All this reminds me of the old Soviet Union, where the government put factories where it wanted people to be, whether these factories had any economic purpose or markets. For 70 years, the Kremlin kept these factories and their cities going. Eventually, the Soviet Union collapsed, the subsidies ended and both the factories and their cities crumbled.
I'd hate to say that America's ethanol policy was modeled on Gosplan, but there it is.
Finally, a story in the New York Times talked about lost business at major airports, and singled out such cities as St. Louis, Cincinnati and Pittsburgh. St. Louis' Lambert Airport, once the hub for TWA, now offers less than half the number of daily departures it once did. Business also is down at Cincinnati, where Delta has downsized its hub and where daily departures are down 75 percent, and at Pittsburgh, a former US Airways hub.
The Times pointed out the cost of maintaining unused concourses or hangars, or finding new means for them. Tearing them down costs too much but maintaining them is wasted money.
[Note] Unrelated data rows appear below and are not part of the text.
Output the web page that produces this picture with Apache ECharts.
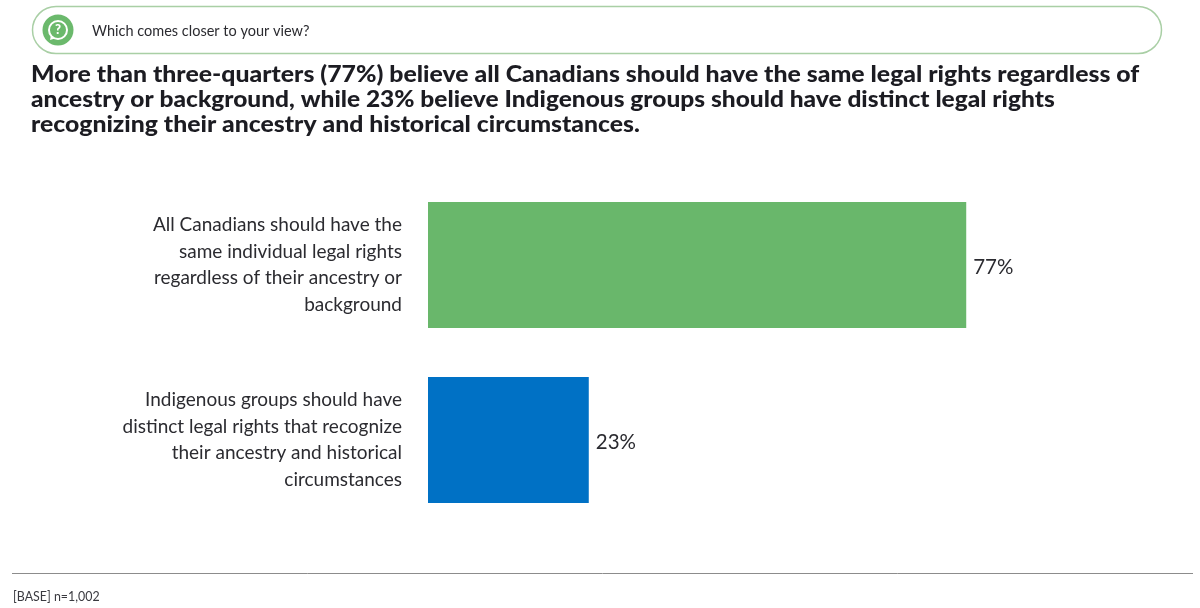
<!DOCTYPE html>
<html>
<head>
<meta charset="utf-8">
<style>html,body{margin:0;padding:0;background:#fff}#chart{width:1200px;height:608px}</style>
<script src="https://cdn.jsdelivr.net/npm/echarts@6/dist/echarts.min.js"></script>
</head>
<body>
<div id="chart"></div>
<script>
// Survey response shares, top bar first
const categories = [
  'All Canadians should have the\nsame individual legal rights\nregardless of their ancestry or\nbackground',
  'Indigenous groups should have\ndistinct legal rights that recognize\ntheir ancestry and historical\ncircumstances'
];
const shares = [77, 23];
const barColors = ['#69b76b', '#0071c5'];
const question = 'Which comes closer to your view?';
const headlineLines = [
  'More than three-quarters (77%) believe all Canadians should have the same legal rights regardless of',
  'ancestry or background, while 23% believe Indigenous groups should have distinct legal rights',
  'recognizing their ancestry and historical circumstances.'
];
const baseNote = '[BASE] n=1,002';

const FONT = 'Lato, "Open Sans", sans-serif';
const chart = echarts.init(document.getElementById('chart'), null, {renderer: 'canvas'});

// Headline lines are widened horizontally to give the broad display weight
const headlineStretch = [1.128, 1.113, 1.125];
const headline = headlineLines.map((line, i) => ({
  type: 'text', x: 31, y: 64 + i * 25, scaleX: headlineStretch[i],
  style: {x: 0, y: 0, text: line, font: '900 22px ' + FONT, fill: '#1c1c22'}
}));

chart.setOption({
  animation: false,
  backgroundColor: '#ffffff',
  grid: {left: 428, top: 177.5, width: 699, height: 350, containLabel: false},
  xAxis: {type: 'value', min: 0, max: 100, show: false},
  yAxis: {
    type: 'category', inverse: true, data: categories,
    axisLine: {show: false}, axisTick: {show: false},
    axisLabel: {margin: 26, align: 'right', padding: [2, 0, 0, 0], fontFamily: FONT, fontSize: 19, lineHeight: 26.7, color: '#2b2b30'}
  },
  series: [{
    type: 'bar', barWidth: 126,
    data: shares.map((v, i) => ({value: v, itemStyle: {color: barColors[i]}})),
    label: {show: true, position: 'right', distance: 7, offset: [0, 2], formatter: '{c}%', fontFamily: FONT, fontSize: 20.5, color: '#2b2b30'}
  }],
  graphic: [
    // Question banner
    {type: 'rect', shape: {x: 32.5, y: 6.5, width: 1129, height: 47, r: 23.5},
     style: {fill: '#fff', stroke: '#a9cfa5', lineWidth: 1.5}},
    {type: 'circle', shape: {cx: 58, cy: 30, r: 15.5}, style: {fill: '#6bb96c'}},
    {type: 'circle', shape: {cx: 58, cy: 30, r: 9}, style: {fill: 'none', stroke: '#fff', lineWidth: 2}},
    {type: 'polygon', shape: {points: [[51, 35], [50, 40], [55, 38.5]]}, style: {fill: '#fff'}},
    {type: 'text', style: {x: 58, y: 30, text: '?', align: 'center', verticalAlign: 'middle', font: '900 13px ' + FONT, fill: '#fff'}},
    {type: 'text', style: {x: 92, y: 31, text: question, verticalAlign: 'middle', font: '14.5px ' + FONT, fill: '#2b2b30'}},
    ...headline,
    // Footer
    {type: 'line', shape: {x1: 12, y1: 573.5, x2: 1193, y2: 573.5}, style: {stroke: '#8c8c8c', lineWidth: 1}},
    {type: 'text', style: {x: 13, y: 597, text: baseNote, verticalAlign: 'middle', font: '12.4px ' + FONT, fill: '#3a3a40'}}
  ]
});
</script>
</body>
</html>
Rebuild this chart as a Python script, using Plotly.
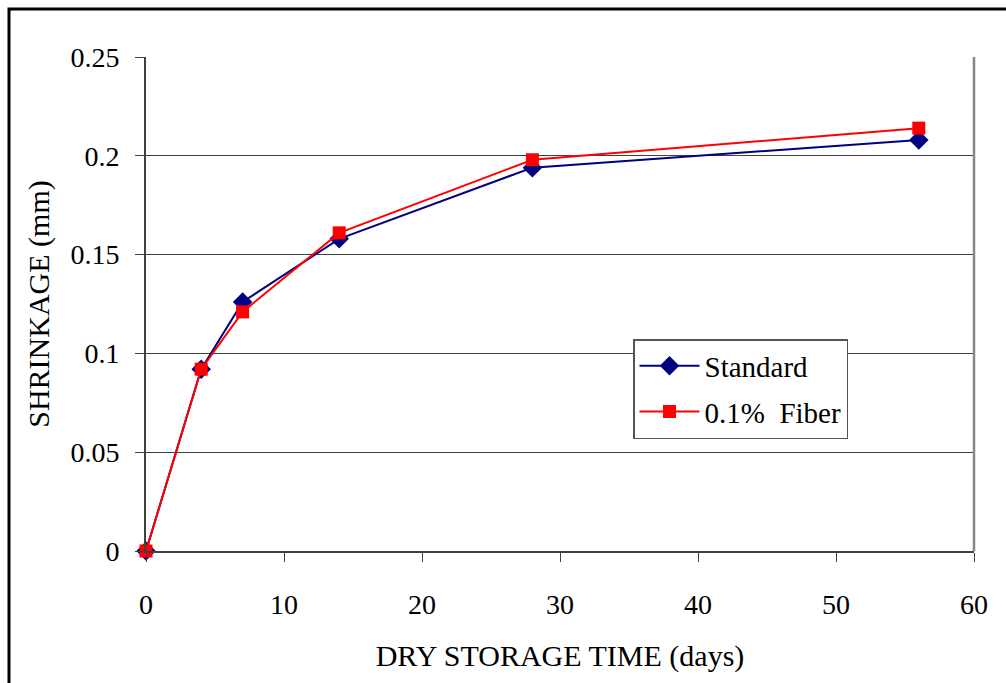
import plotly.graph_objects as go

days = [0, 4, 7, 14, 28, 56]
standard = [0.0, 0.092, 0.126, 0.158, 0.194, 0.208]
fiber = [0.0, 0.092, 0.121, 0.161, 0.198, 0.214]
x_ticks = [0, 10, 20, 30, 40, 50, 60]
y_ticks = [0, 0.05, 0.1, 0.15, 0.2, 0.25]
y_tick_text = ["0", "0.05", "0.1", "0.15", "0.2", "0.25"]

FONT = "Times New Roman, Liberation Serif, DejaVu Serif, serif"

fig = go.Figure()
fig.add_trace(go.Scatter(
    x=days, y=standard, name="Standard", mode="lines+markers",
    line=dict(color="#000080", width=2),
    marker=dict(symbol="diamond", size=15, color="#000080"),
    cliponaxis=False, legendgroup="a",
))
fig.add_trace(go.Scatter(
    x=days, y=fiber, name="0.1%  Fiber", mode="lines+markers",
    line=dict(color="#FF0000", width=2),
    marker=dict(symbol="square", size=13, color="#FF0000"),
    cliponaxis=False, legendgroup="b",
))

L, R, T, B = 146, 32, 57, 132
W, H = 1006, 683
pw, ph = W - L - R, H - T - B

fig.update_layout(
    width=W, height=H,
    margin=dict(l=L, r=R, t=T, b=B),
    paper_bgcolor="white", plot_bgcolor="white",
    font=dict(family=FONT, size=28, color="black"),
    showlegend=True,
    legend=dict(
        x=(633 - L) / pw, y=(H - B - 339) / ph, xanchor="left", yanchor="top",
        bordercolor="#555555", borderwidth=1.5, bgcolor="white",
        font=dict(family=FONT, size=29),
        itemwidth=60, tracegroupgap=5,
    ),
    xaxis=dict(
        range=[0, 60], tickvals=x_ticks, ticks="outside", ticklen=9,
        tickcolor="#404040", linecolor="#404040", linewidth=2, showline=True,
        showgrid=False, zeroline=False, ticklabelstandoff=18,
        tickfont=dict(family=FONT, size=28),
        title=dict(text="DRY STORAGE TIME (days)", standoff=26,
                   font=dict(family=FONT, size=30)),
        mirror=False,
    ),
    yaxis=dict(
        range=[0, 0.25], tickvals=y_ticks, ticktext=y_tick_text,
        ticks="outside", ticklen=9, tickcolor="#404040",
        linecolor="#404040", linewidth=2, showline=True,
        showgrid=True, gridcolor="#404040", gridwidth=1, zeroline=False,
        ticklabelstandoff=10,
        tickfont=dict(family=FONT, size=28),
        title=dict(text="SHRINKAGE (mm)", standoff=12,
                   font=dict(family=FONT, size=30)),
    ),
    shapes=[
        dict(type="line", xref="paper", yref="paper", x0=1, x1=1, y0=0, y1=1,
             line=dict(color="#888888", width=2.5)),
        dict(type="rect", xref="paper", yref="paper",
             x0=(9 - L) / pw, x1=(W + 10 - L) / pw,
             y0=(H - B - (H + 10)) / ph, y1=(H - B - 9) / ph,
             line=dict(color="black", width=3), fillcolor="rgba(0,0,0,0)",
             layer="below"),
    ],
)

fig.write_html("out.html")
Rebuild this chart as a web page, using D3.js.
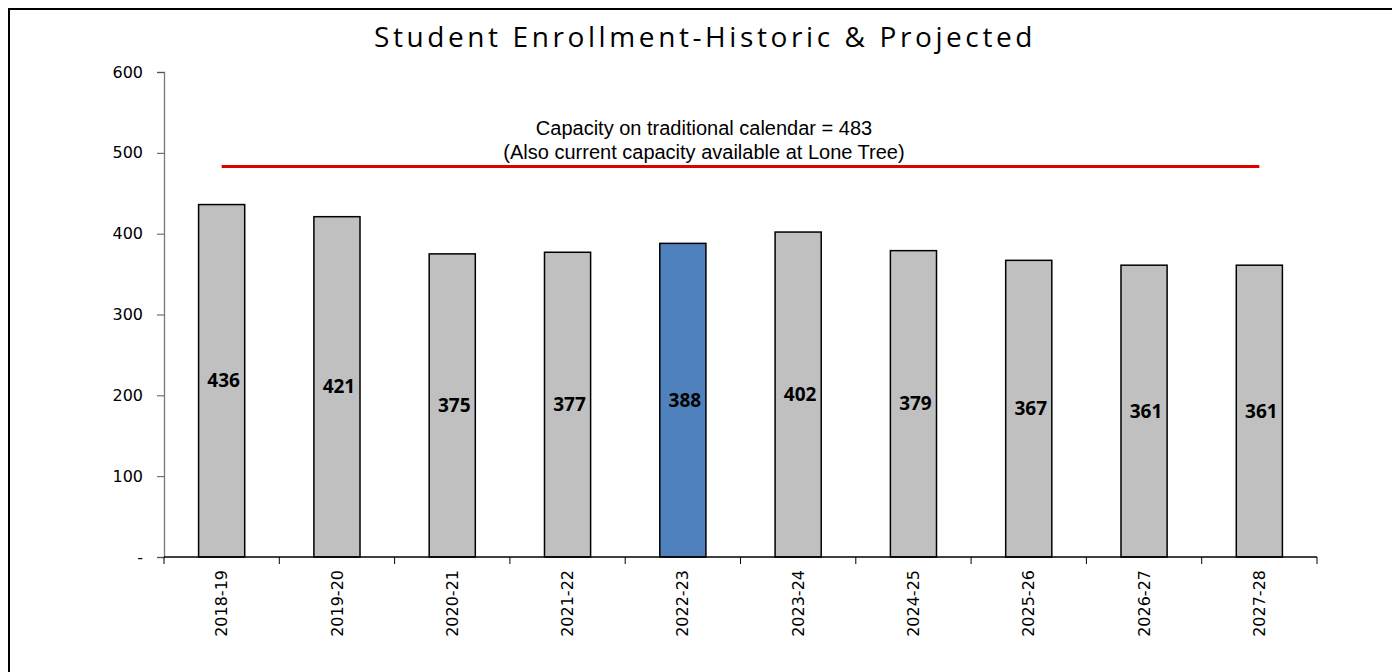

But there's more to this than the upkeep of empty buildings. A city that loses its flights to and from the world also loses its connection to that world.
It's like a town that is far from the Interstate, or that loses its passenger train service. It's still possible to get there, but it's harder and, in time, people stop trying. Global businesses that need to fly employees around the world move to cities that have international links. Business travelers schedule meetings somewhere else, in cities where it's easy to fly in and easy to fly out. A city with shrinking air service becomes a backwater.